Classic capital IS rivalrous and, on large scales, zero-sum. Money is only valuable if it moves from one entity to another, and only because nobody can have enough of it.
To the extent that having money is (even more than today) the best way to get more money, it seems likely that the best advice to prepare for that world is to collect "classic capital" in forms that will retain or increase in value as things change. You can always HIRE people (or AIs) with good habits and personal datasets.
Note: like "first, catch a rabbit", or "first, create the universe" as the first step in making rabbit stew, this advice may be correct, but that doesn't make it useful.

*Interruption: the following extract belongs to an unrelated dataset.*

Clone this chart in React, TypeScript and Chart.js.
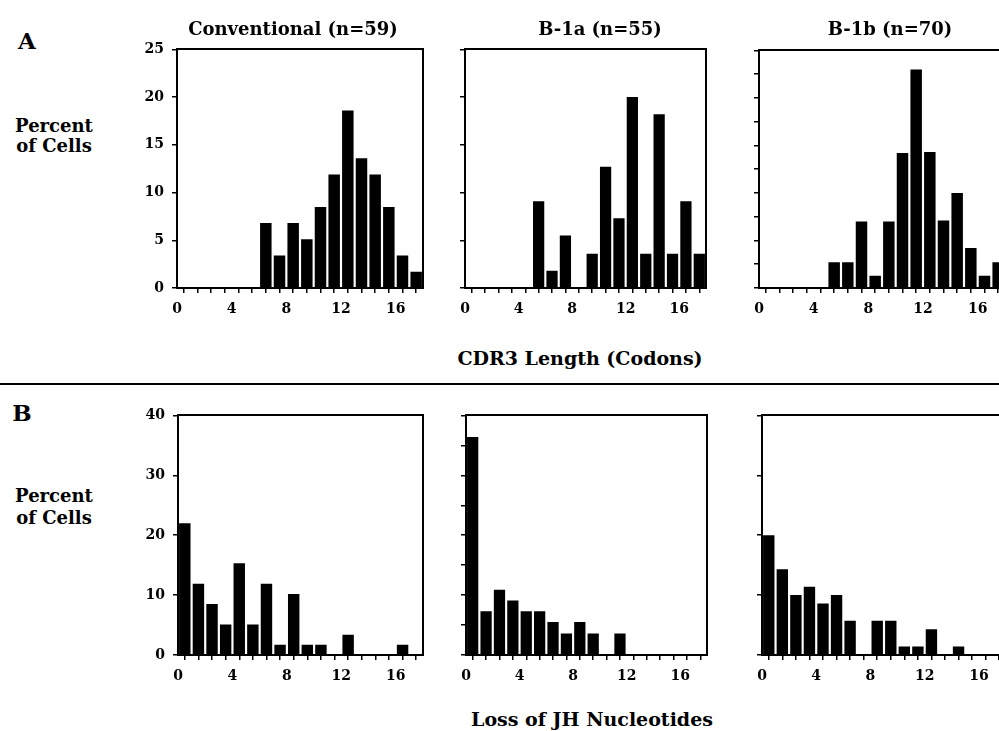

I think I focused too much on the "competitive" part, but my main point was that only certain factors would maintain a difference between individuals productivity, whether they are zero-sum or not. If future AI assistants require large personal datasets to perform well, only the people with preexisting datasets will perform well for a while, even though anyone could start their own dataset at that point.
I thought a bit about datasets before and to me it seems like what needs collecting most is detailed personal preference datasets. E.g. input-output examples of how you generally prefer information to be filtered, processed, communicated to you, refined with your inputs; what are your success criteria for tasks, where are the places in your day flow / thought flow where the thing needs to actively intervene and correct you. Especially in those places where you feel you can benefit from cognitive extensions most, based on your bottlenecks. It could initially be too hard to infer from screen logs alone.
Thanks for this post. It's refreshing to hear about how this technology will impact our lives in the near future without any references to it killing us all
This doesn't seem wrong, but it's extremely thin on "how" and reads like a blog post generated by SEO (which I guess these days means generated by an LLM trained to value what SEO values?).
Like, I know that at some point, one of the GPTs will be useful enough to justify a lawyer spending billable time with it, but this post did not tell me anything about how to get from my current state to the state of being able to analyze whether it's useful enough, or whether I'm just unskilled, or some other confounder.
The question I was exploring was not how to find the tools that do make their users more productive, as I expect good curation to appear in time with the tools, but whether there were resources which would be necessary to use those tools, but difficult to acquire in a short time when the tools are released.
The post was not optimized for SEO, but it definitely has a ChatGPT style I dislike. It's one of my first post, so I'm still exploring how to write good quality post. Thank you for the feedback!
What about agentic AGI? You only discuss tools here.
At the individual level, I expect agentic AI to allow even more powerful tools, like ACT acting as a semi autonomous digital assistant, or AutoGPT acting as a lower level executor, taking in your goals and doing most of the work.
Once we have powerful agentic AGI, of the kind that can run continuously and disempower humanity, I expect that at this point we'll be leaving the "world as normal but faster" phase where tools are useful, and then what happens next depends on our alignment plan I guess.
OK, I think we are in agreement then. I think we'll be leaving the "world as normal but faster" phase sooner than you might expect -- for example, by the time my own productivity gets a 3x boost even.
We're in agreement. I'm not sure what's my expectation for the length of this phase or the final productivity boost, but I was exploring what we would need to do now to prepare for the kind of world where there is a short period of time when productivity skyrockets. If we end up in such a world, I would prefer people working on AI alignment to be ready to exploit the productivity gains fully.